How to use the OOPS library kernels
Software – hardware codesign is an aspect that requires special knowledge from both domains. Application developers, though, need a quick way to port legacy to new HPC platforms and easily deploy tasks to available hardware accelerators. As such, the OOPS library has been designed in a way to require as few code changes as possible.
For example, all BLAS kernels retain the exact interface with the original BLAS functions. The only difference is the hardware kernel function name, which requires preceding the “oops_” text before the actual name. For example, to offload the BLAS L1 dot function onto the FPGA, the developers simply need to replace the “dot” name with the “oops_dot” name. As mentioned in D5.2, the Underground Analysis application resembles a solid example of easily porting software for FPGA-supported execution on the OPTIMA HPC platform, by simply renaming its BLAS L1 functions as described above.
Moreover, the Vitis project of the OOPS library allows a quick transition for legacy-code based applications. As shown in the above figure, each hardware kernel is wrapped by a software function that hides FPGA buffer allocation, data transfers, and OpenCL-based runtime interactions, and exposes only the function data input / output (and configuration if applicable) parameters.

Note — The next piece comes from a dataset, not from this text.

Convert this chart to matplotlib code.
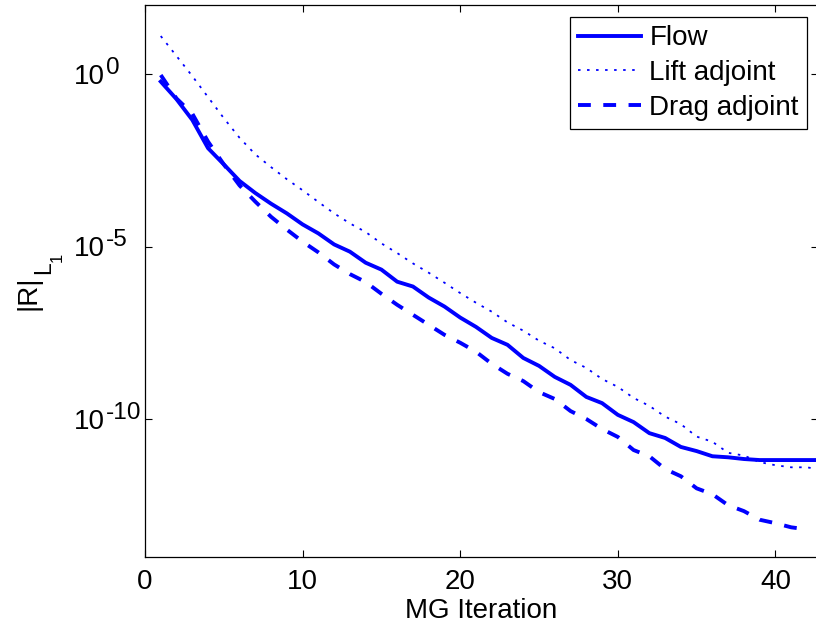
import numpy as np
import matplotlib
matplotlib.use("Agg")
import matplotlib.pyplot as plt
from matplotlib.ticker import FixedLocator, NullLocator, NullFormatter
from matplotlib.transforms import offset_copy

plt.rcParams['font.family'] = ['Liberation Sans', 'DejaVu Sans']
plt.rcParams['mathtext.fontset'] = 'custom'
plt.rcParams['mathtext.rm'] = 'Liberation Sans'
plt.rcParams['mathtext.it'] = 'Liberation Sans'
plt.rcParams['mathtext.default'] = 'regular'

# MG iteration numbers
iter_flow = list(range(1, 44))
iter_lift = list(range(1, 44))
iter_drag = list(range(1, 43))

# log10 of residual L1 norm
flow_log10 = [-0.22, -0.73, -1.33, -2.15, -2.62, -3.10, -3.45, -3.76, -4.04, -4.36,
              -4.62, -4.94, -5.15, -5.47, -5.67, -6.02, -6.16, -6.48, -6.74, -7.06,
              -7.33, -7.65, -7.85, -8.23, -8.46, -8.78, -9.01, -9.36, -9.54, -9.88,
              -10.09, -10.41, -10.55, -10.81, -10.93, -11.08, -11.11, -11.16, -11.19, -11.19,
              -11.19, -11.19, -11.19]
lift_log10 = [1.10, 0.52, -0.06, -0.67, -1.28, -1.85, -2.33, -2.70, -3.05, -3.37,
              -3.71, -4.04, -4.33, -4.58, -4.91, -5.19, -5.49, -5.76, -6.05, -6.35,
              -6.63, -6.89, -7.20, -7.44, -7.73, -7.95, -8.29, -8.52, -8.84, -9.07,
              -9.39, -9.62, -9.93, -10.15, -10.51, -10.66, -10.98, -11.06, -11.25, -11.34,
              -11.40, -11.40, -11.48]
drag_log10 = [-0.03, -0.71, -1.15, -1.96, -2.62, -3.23, -3.70, -4.14, -4.51, -4.86,
              -5.17, -5.52, -5.80, -6.03, -6.37, -6.69, -6.98, -7.27, -7.56, -7.79,
              -8.05, -8.40, -8.69, -8.90, -9.22, -9.42, -9.77, -10.00, -10.29, -10.52,
              -10.90, -11.08, -11.45, -11.66, -12.01, -12.18, -12.50, -12.67, -12.92, -13.02,
              -13.14, -13.20]

labels = ["Flow", "Lift adjoint", "Drag adjoint"]
xticks = [0, 10, 20, 30, 40]
ytick_exponents = [-10, -5, 0]
ytick_exp_labels = ["-10", "-5", "0"]
xlabel = "MG Iteration"
ylabel_parts = ["|R|", "L", "1"]

FS = 20
W, H = 816, 629

fig = plt.figure(figsize=(W / 100, H / 100), dpi=100)
ax = fig.add_axes([145 / W, (H - 557) / H, (818 - 145) / W, (557 - 5) / H])

blue = (0, 0, 1)
ax.semilogy(iter_flow, 10.0 ** np.array(flow_log10), color=blue, lw=2.8,
            linestyle='-', label=labels[0])
ax.semilogy(iter_lift, 10.0 ** np.array(lift_log10), color=blue, lw=1.3,
            linestyle=(0, (1.4, 3.6)), label=labels[1])
ax.semilogy(iter_drag, 10.0 ** np.array(drag_log10), color=blue, lw=2.8,
            linestyle=(0, (3.3, 3.2)), label=labels[2])

ax.set_xlim(0, 42.7)
ax.set_ylim(1e-14, 1e2)
ax.xaxis.set_major_locator(FixedLocator(xticks))
ax.yaxis.set_major_locator(FixedLocator([10.0 ** e for e in ytick_exponents]))
ax.yaxis.set_minor_locator(NullLocator())
ax.xaxis.set_minor_locator(NullLocator())
ax.yaxis.set_major_formatter(NullFormatter())

ax.tick_params(axis='both', which='major', direction='in', length=5, width=0.8,
               top=True, right=True, labelsize=FS, pad=8.5, colors='black')
for s in ax.spines.values():
    s.set_linewidth(0.9)
    s.set_color('black')

# MATLAB-style y tick labels: base "10" right-aligned, exponent hanging right
ytr = ax.get_yaxis_transform()
base_tr = offset_copy(ytr, fig=fig, x=0, y=-10, units='dots')
exp_tr = offset_copy(ytr, fig=fig, x=1, y=0, units='dots')
x_base = (105 - 145) / 673
for e, lab in zip(ytick_exponents, ytick_exp_labels):
    ax.text(x_base, 10.0 ** e, "10", transform=base_tr, ha='right', va='baseline',
            fontsize=FS, clip_on=False)
    ax.text(x_base, 10.0 ** e, lab, transform=exp_tr, ha='left', va='baseline',
            fontsize=FS * 0.88, clip_on=False)

ax.set_xlabel(xlabel, fontsize=FS, labelpad=2.5)

# y label |R|_{L_1}, rotated, with MATLAB-like deep subscripts
def ftext(px, py, s, size):
    fig.text(px / W, 1 - py / H, s, rotation=90, rotation_mode='anchor',
             ha='left', va='baseline', fontsize=size)

ftext(35, 310, ylabel_parts[0], FS)
ftext(50, 274, ylabel_parts[1], 16.5)
ftext(62, 262, ylabel_parts[2], 12)

leg = ax.legend(loc='upper right', bbox_to_anchor=((807 - 145) / 673, (557 - 17) / 552),
                borderaxespad=0, fontsize=FS, handlelength=2.27, handletextpad=0.29,
                labelspacing=0.31, borderpad=0.3, fancybox=False, framealpha=1,
                edgecolor='black')
leg.get_frame().set_linewidth(0.9)

fig.savefig("out.png", dpi=100)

In addition, each kernel is accompanied by a full “main” program that demonstrates an end-to-end usage (i.e. memory allocation on the host, data transfers, results acquisition), which can be used as a quick “jump-start” template for software developers. As such, developers can call a kernel’s main function to run the example code either on software / hardware emulation or directly on the FPGA (after of course running the full synthesis-translate-place-route-bitstream flow).
Buffer allocation
The FPGA DMA engines require that all buffers used by an application are aligned to 4 KiB pages boundaries. In case a buffer is not so aligned, then the XRT will perform an extra copy to ensure its alignment, increasing the memory overhead. For this reason, the OOPS library provides the void* OOPS_malloc(size_t alloc_bytes) function; OOPS_malloc accepts as input the buffer size in bytes, and returns a void pointer that is aligned at a 4KiB boundary. As such, developers are strongly advised to use this function to avoid any extra data copies from the XRT during the application execution. The standard free(void* ptr) function can be used to free allocated buffers.

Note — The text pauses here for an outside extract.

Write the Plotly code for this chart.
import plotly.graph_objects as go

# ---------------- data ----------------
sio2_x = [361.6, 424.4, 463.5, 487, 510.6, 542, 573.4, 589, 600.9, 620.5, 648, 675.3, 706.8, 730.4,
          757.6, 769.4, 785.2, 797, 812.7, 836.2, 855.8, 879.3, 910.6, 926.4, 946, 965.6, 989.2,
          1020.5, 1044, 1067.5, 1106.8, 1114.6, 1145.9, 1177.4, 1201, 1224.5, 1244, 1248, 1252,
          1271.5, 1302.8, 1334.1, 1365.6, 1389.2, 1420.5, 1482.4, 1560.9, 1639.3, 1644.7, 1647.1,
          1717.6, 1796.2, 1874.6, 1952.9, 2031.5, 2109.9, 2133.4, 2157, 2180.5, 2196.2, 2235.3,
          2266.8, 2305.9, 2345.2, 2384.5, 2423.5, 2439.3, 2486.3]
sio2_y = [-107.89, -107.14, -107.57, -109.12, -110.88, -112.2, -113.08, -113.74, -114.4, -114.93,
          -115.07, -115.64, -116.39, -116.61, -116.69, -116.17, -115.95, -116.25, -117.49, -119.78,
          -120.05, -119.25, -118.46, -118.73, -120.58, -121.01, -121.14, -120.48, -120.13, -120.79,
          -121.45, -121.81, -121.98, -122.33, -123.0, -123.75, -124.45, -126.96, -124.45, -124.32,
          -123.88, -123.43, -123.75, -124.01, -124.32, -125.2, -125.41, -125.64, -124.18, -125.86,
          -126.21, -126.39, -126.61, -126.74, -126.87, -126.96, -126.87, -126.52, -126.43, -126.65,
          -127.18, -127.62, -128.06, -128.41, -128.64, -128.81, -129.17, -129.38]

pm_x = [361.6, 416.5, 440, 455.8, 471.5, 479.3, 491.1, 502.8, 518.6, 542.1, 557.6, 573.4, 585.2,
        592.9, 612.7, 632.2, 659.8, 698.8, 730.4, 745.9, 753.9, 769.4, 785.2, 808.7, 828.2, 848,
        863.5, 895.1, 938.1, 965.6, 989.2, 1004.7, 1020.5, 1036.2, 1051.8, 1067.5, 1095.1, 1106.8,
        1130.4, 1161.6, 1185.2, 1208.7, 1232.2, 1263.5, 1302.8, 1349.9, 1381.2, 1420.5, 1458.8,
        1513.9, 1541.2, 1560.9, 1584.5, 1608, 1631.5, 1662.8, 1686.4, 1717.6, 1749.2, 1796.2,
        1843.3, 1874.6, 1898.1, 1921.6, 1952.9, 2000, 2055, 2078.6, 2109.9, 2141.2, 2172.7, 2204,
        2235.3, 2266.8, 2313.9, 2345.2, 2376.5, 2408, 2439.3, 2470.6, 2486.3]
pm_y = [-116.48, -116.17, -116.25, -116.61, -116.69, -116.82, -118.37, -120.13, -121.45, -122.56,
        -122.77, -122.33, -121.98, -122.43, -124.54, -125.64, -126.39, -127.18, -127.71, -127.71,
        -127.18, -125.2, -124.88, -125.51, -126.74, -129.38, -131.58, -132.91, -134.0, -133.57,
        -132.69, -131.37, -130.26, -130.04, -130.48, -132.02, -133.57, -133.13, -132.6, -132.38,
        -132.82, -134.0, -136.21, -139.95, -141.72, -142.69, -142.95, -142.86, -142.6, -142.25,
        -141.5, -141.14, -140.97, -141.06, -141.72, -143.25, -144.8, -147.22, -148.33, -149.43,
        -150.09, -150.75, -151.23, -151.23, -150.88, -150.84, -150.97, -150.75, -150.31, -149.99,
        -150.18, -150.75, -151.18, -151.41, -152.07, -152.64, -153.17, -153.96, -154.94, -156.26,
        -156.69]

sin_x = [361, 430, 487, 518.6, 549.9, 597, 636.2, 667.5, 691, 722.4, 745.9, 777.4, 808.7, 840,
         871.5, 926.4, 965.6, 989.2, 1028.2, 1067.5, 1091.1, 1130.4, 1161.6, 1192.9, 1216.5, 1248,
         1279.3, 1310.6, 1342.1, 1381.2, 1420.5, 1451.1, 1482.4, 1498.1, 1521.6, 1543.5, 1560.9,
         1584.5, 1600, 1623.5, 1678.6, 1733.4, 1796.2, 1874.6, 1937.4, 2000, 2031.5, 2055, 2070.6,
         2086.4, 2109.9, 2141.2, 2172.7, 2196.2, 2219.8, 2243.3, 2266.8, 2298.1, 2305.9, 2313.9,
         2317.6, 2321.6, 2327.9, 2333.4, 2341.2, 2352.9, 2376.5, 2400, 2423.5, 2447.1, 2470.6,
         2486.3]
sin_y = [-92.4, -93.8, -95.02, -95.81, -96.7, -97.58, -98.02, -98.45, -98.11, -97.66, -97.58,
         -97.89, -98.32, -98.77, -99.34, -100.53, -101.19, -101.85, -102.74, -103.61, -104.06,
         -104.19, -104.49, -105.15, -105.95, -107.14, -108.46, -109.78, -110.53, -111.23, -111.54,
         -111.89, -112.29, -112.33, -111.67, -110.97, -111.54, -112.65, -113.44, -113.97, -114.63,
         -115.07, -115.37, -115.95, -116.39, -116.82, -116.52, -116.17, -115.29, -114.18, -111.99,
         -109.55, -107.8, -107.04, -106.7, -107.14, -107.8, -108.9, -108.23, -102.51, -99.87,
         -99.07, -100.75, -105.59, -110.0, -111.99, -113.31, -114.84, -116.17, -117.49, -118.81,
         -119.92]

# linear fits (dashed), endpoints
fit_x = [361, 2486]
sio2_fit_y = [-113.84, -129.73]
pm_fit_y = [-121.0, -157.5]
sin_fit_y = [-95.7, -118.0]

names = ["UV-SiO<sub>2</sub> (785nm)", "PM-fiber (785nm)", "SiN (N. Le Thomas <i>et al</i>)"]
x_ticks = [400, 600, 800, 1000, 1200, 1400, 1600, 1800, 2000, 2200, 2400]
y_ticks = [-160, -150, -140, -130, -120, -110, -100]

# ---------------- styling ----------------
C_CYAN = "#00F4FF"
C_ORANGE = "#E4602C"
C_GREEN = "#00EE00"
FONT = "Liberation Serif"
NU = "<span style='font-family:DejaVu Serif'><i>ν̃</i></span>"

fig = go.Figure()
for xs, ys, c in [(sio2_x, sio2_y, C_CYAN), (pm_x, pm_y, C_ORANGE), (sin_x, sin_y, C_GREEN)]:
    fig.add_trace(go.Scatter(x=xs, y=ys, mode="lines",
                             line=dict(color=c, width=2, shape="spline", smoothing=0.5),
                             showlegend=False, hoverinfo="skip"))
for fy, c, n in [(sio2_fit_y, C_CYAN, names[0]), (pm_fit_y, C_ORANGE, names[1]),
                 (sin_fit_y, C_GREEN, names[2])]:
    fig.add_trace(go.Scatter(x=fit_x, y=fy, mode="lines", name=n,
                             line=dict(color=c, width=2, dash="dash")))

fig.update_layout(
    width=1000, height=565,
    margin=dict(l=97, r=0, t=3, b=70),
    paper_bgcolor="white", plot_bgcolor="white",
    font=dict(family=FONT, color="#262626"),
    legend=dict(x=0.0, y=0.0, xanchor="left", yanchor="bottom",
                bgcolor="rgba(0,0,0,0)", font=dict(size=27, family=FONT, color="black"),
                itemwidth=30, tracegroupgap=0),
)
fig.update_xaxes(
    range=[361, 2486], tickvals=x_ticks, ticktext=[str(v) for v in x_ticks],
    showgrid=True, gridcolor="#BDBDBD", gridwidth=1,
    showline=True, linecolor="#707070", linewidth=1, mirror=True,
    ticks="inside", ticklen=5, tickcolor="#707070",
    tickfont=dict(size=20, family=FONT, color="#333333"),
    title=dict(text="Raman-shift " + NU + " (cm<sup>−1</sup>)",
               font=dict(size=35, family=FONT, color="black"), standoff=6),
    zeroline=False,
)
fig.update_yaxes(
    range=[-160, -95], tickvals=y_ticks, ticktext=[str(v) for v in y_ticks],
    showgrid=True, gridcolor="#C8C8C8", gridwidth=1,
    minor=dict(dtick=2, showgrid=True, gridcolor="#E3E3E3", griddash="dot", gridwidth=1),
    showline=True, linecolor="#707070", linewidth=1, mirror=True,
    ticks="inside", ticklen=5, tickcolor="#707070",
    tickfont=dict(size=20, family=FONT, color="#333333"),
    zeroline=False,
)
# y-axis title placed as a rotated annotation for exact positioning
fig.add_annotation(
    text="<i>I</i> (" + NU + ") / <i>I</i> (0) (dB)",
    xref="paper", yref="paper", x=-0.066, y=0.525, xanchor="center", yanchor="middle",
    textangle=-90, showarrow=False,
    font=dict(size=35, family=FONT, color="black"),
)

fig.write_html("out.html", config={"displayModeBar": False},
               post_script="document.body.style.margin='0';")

debug flow | build time | logic validation | pragmas validation | execution time |
---|---|---|---|---|
software emulation | low | software-level | no | fast |
hardware emulation | medium | hardware-level | yes | low |
hardware implementation | high | real hardware | yes | real time |
Tips on application debugging
The Vitis IDE suite allows developers to test applications using either software / hardware emulation or the actual FPGA. The table above summarizes the benefits and limitations of each debug flow. Software emulation enables testing the application functionality, validating software / hardware algorithms, and checking FIFO-related bottlenecks (e.g. full or leftover data after kernel completion). However, it does not take into account any hardware-related aspects, such as latency. Hardware emulation on the other hand, is based on the Qemu platform to provide detailed timing of the application when executed on the FPGA, without requiring that the latter is actually installed.
For this reason, hardware emulation requires long running times, hence developers are advised to use small data sets during hardware emulation. An important benefit of hardware emulation versus running the application on the FPGA is that the Vitis flow requires considerably less time to generate the final executables. For example, the hardware emulation flow can take less than 10 minutes to create all executables for a BLAS L1 kernels, whereas hardware execution would require up to 1 hour.
This fact is crucial for hardware debugging that is not available during software emulation. For example, the dataflow directive has no effect during software emulation; on the other hand, the hardware emulation will reveal any hardware-related issues during its flow (e.g. a dataflow directive is not correctly applied, and Vitis HLS cannot generate hardware), and application emulation (e.g. FIFOs get full and / or empty due to the dataflow hardware structure, revealing imbalances between HLS functions). As such, towards reducing compilation time overheads, developers are encouraged to go through software / hardware emulation before running the application to the FPGA.
Enabling multiple CUs
All OOPS kernels can utilize multiple CUs to improve performance. BLAS L1, L3 and the Jacobi preconditioner kernels can be configured from the software API in terms of the number of CUs to be used. To change the number of CUs in BLAS L2 / L3, LU decomposition kernels, developers need to instantiate or remove the corresponding high-level functions within the HLS kernel code. The reason that these compute-demanding kernels can not be configured in terms of CUs from the software API is because “hardwired” CUs exhibit less latency during invocation, compared to multiple CUs that are enabled using the OpenCL runtime.
Overall, this option allows developers to balance between area utilization and performance, which is very useful for cases where many functions will be offloaded to hardware kernels. For example, if an application is based on many different vector-vector operations, developers can instantiate most (if not all) kernels to the FPGA using a different number of CUs for each function, based on the workload requirements.
To enable multiple CUs from the Vitis IDE GUI for the BLAS L1 and the Jacobi preconditioner kernels, developers can go to the Assistant ⇒ expand the oops_library_system_hw_link ⇒ Hardware ⇒ and double-click on the binary_container_1. From there, they can configure the number of CUs, along with the HBM channels to be used by each one of them. As a final step, developers need to configure the corresponding parameter that designates the number of CUs to be used during the application execution.